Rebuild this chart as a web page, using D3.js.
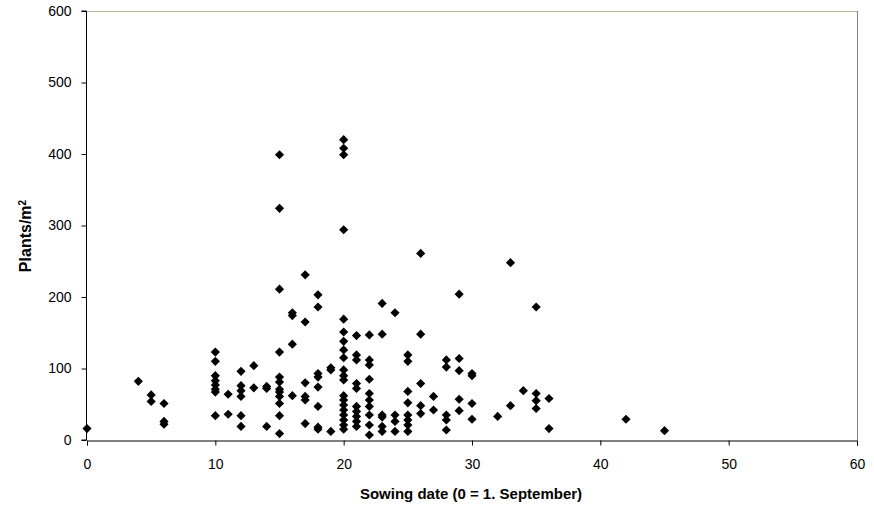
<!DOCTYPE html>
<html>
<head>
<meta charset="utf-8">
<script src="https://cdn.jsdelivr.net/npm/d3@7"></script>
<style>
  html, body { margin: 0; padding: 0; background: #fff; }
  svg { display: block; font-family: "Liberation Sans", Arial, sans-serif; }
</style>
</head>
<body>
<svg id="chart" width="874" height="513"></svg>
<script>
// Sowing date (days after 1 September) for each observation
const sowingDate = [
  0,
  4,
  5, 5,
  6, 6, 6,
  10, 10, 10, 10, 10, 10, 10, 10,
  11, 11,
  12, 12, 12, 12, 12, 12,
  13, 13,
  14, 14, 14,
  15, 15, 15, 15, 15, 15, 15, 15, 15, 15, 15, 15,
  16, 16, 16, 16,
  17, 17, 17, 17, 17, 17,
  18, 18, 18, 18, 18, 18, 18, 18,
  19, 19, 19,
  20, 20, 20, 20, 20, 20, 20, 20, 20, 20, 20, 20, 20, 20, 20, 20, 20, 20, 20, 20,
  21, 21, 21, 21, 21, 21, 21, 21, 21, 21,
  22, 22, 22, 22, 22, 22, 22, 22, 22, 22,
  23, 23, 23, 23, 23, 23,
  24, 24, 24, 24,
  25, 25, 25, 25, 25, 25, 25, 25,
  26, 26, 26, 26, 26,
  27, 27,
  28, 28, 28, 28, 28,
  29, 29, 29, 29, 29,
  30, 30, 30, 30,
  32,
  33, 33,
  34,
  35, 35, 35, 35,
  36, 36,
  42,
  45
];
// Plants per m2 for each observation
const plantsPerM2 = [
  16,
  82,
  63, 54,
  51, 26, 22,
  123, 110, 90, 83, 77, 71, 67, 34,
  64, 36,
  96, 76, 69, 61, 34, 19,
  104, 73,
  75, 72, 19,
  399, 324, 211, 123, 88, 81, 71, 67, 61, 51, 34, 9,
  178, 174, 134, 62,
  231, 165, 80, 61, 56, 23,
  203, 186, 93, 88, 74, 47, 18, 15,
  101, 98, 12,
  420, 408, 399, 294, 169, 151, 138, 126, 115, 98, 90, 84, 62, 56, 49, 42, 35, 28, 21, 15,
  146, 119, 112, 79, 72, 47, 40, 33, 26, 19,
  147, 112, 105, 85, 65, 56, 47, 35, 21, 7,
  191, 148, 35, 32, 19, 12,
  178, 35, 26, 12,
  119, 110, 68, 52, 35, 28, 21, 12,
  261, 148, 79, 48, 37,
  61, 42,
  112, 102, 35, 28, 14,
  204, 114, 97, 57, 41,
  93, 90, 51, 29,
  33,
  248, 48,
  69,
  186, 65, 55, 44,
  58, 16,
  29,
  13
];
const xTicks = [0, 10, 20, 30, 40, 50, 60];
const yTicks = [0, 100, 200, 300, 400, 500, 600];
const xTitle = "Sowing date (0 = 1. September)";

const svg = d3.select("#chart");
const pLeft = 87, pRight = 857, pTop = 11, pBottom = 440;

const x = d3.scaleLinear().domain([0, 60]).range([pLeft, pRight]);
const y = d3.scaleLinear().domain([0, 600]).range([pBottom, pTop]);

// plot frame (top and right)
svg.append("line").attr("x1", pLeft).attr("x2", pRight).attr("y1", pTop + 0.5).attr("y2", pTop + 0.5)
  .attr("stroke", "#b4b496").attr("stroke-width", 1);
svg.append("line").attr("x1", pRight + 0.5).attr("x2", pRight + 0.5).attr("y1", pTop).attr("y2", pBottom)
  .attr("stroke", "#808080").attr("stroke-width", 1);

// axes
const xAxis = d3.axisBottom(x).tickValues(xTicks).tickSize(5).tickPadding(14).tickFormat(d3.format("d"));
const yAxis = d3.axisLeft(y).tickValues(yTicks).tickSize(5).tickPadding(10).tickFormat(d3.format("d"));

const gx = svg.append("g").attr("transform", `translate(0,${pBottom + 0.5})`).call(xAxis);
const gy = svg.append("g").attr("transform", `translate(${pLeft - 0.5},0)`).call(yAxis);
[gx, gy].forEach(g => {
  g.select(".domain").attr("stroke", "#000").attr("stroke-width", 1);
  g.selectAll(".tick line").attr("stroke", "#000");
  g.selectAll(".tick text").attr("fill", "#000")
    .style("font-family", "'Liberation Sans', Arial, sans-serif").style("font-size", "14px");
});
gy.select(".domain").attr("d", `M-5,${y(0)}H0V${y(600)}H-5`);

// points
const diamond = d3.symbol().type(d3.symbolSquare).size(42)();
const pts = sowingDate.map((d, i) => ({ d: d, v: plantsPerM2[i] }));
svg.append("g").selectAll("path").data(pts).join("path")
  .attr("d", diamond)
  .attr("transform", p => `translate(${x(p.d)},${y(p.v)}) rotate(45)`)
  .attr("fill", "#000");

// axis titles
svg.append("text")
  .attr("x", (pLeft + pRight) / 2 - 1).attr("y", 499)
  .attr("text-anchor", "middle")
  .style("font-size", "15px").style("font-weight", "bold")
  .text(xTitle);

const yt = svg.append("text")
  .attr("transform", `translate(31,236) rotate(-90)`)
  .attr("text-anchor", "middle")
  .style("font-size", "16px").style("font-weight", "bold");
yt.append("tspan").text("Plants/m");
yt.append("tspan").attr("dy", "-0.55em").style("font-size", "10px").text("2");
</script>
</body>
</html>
------------------------
- [What is asked]:
Take the listing and print it again exactly, but without any pictures.

- [Completed task]:
Rebuild this chart as a web page, using D3.js.
<!DOCTYPE html>
<html>
<head>
<meta charset="utf-8">
<script src="https://cdn.jsdelivr.net/npm/d3@7"></script>
<style>
  html, body { margin: 0; padding: 0; background: #fff; }
  svg { display: block; font-family: "Liberation Sans", Arial, sans-serif; }
</style>
</head>
<body>
<svg id="chart" width="874" height="513"></svg>
<script>
// Sowing date (days after 1 September) for each observation
const sowingDate = [
  0,
  4,
  5, 5,
  6, 6, 6,
  10, 10, 10, 10, 10, 10, 10, 10,
  11, 11,
  12, 12, 12, 12, 12, 12,
  13, 13,
  14, 14, 14,
  15, 15, 15, 15, 15, 15, 15, 15, 15, 15, 15, 15,
  16, 16, 16, 16,
  17, 17, 17, 17, 17, 17,
  18, 18, 18, 18, 18, 18, 18, 18,
  19, 19, 19,
  20, 20, 20, 20, 20, 20, 20, 20, 20, 20, 20, 20, 20, 20, 20, 20, 20, 20, 20, 20,
  21, 21, 21, 21, 21, 21, 21, 21, 21, 21,
  22, 22, 22, 22, 22, 22, 22, 22, 22, 22,
  23, 23, 23, 23, 23, 23,
  24, 24, 24, 24,
  25, 25, 25, 25, 25, 25, 25, 25,
  26, 26, 26, 26, 26,
  27, 27,
  28, 28, 28, 28, 28,
  29, 29, 29, 29, 29,
  30, 30, 30, 30,
  32,
  33, 33,
  34,
  35, 35, 35, 35,
  36, 36,
  42,
  45
];
// Plants per m2 for each observation
const plantsPerM2 = [
  16,
  82,
  63, 54,
  51, 26, 22,
  123, 110, 90, 83, 77, 71, 67, 34,
  64, 36,
  96, 76, 69, 61, 34, 19,
  104, 73,
  75, 72, 19,
  399, 324, 211, 123, 88, 81, 71, 67, 61, 51, 34, 9,
  178, 174, 134, 62,
  231, 165, 80, 61, 56, 23,
  203, 186, 93, 88, 74, 47, 18, 15,
  101, 98, 12,
  420, 408, 399, 294, 169, 151, 138, 126, 115, 98, 90, 84, 62, 56, 49, 42, 35, 28, 21, 15,
  146, 119, 112, 79, 72, 47, 40, 33, 26, 19,
  147, 112, 105, 85, 65, 56, 47, 35, 21, 7,
  191, 148, 35, 32, 19, 12,
  178, 35, 26, 12,
  119, 110, 68, 52, 35, 28, 21, 12,
  261, 148, 79, 48, 37,
  61, 42,
  112, 102, 35, 28, 14,
  204, 114, 97, 57, 41,
  93, 90, 51, 29,
  33,
  248, 48,
  69,
  186, 65, 55, 44,
  58, 16,
  29,
  13
];
const xTicks = [0, 10, 20, 30, 40, 50, 60];
const yTicks = [0, 100, 200, 300, 400, 500, 600];
const xTitle = "Sowing date (0 = 1. September)";

const svg = d3.select("#chart");
const pLeft = 87, pRight = 857, pTop = 11, pBottom = 440;

const x = d3.scaleLinear().domain([0, 60]).range([pLeft, pRight]);
const y = d3.scaleLinear().domain([0, 600]).range([pBottom, pTop]);

// plot frame (top and right)
svg.append("line").attr("x1", pLeft).attr("x2", pRight).attr("y1", pTop + 0.5).attr("y2", pTop + 0.5)
  .attr("stroke", "#b4b496").attr("stroke-width", 1);
svg.append("line").attr("x1", pRight + 0.5).attr("x2", pRight + 0.5).attr("y1", pTop).attr("y2", pBottom)
  .attr("stroke", "#808080").attr("stroke-width", 1);

// axes
const xAxis = d3.axisBottom(x).tickValues(xTicks).tickSize(5).tickPadding(14).tickFormat(d3.format("d"));
const yAxis = d3.axisLeft(y).tickValues(yTicks).tickSize(5).tickPadding(10).tickFormat(d3.format("d"));

const gx = svg.append("g").attr("transform", `translate(0,${pBottom + 0.5})`).call(xAxis);
const gy = svg.append("g").attr("transform", `translate(${pLeft - 0.5},0)`).call(yAxis);
[gx, gy].forEach(g => {
  g.select(".domain").attr("stroke", "#000").attr("stroke-width", 1);
  g.selectAll(".tick line").attr("stroke", "#000");
  g.selectAll(".tick text").attr("fill", "#000")
    .style("font-family", "'Liberation Sans', Arial, sans-serif").style("font-size", "14px");
});
gy.select(".domain").attr("d", `M-5,${y(0)}H0V${y(600)}H-5`);

// points
const diamond = d3.symbol().type(d3.symbolSquare).size(42)();
const pts = sowingDate.map((d, i) => ({ d: d, v: plantsPerM2[i] }));
svg.append("g").selectAll("path").data(pts).join("path")
  .attr("d", diamond)
  .attr("transform", p => `translate(${x(p.d)},${y(p.v)}) rotate(45)`)
  .attr("fill", "#000");

// axis titles
svg.append("text")
  .attr("x", (pLeft + pRight) / 2 - 1).attr("y", 499)
  .attr("text-anchor", "middle")
  .style("font-size", "15px").style("font-weight", "bold")
  .text(xTitle);

const yt = svg.append("text")
  .attr("transform", `translate(31,236) rotate(-90)`)
  .attr("text-anchor", "middle")
  .style("font-size", "16px").style("font-weight", "bold");
yt.append("tspan").text("Plants/m");
yt.append("tspan").attr("dy", "-0.55em").style("font-size", "10px").text("2");
</script>
</body>
</html>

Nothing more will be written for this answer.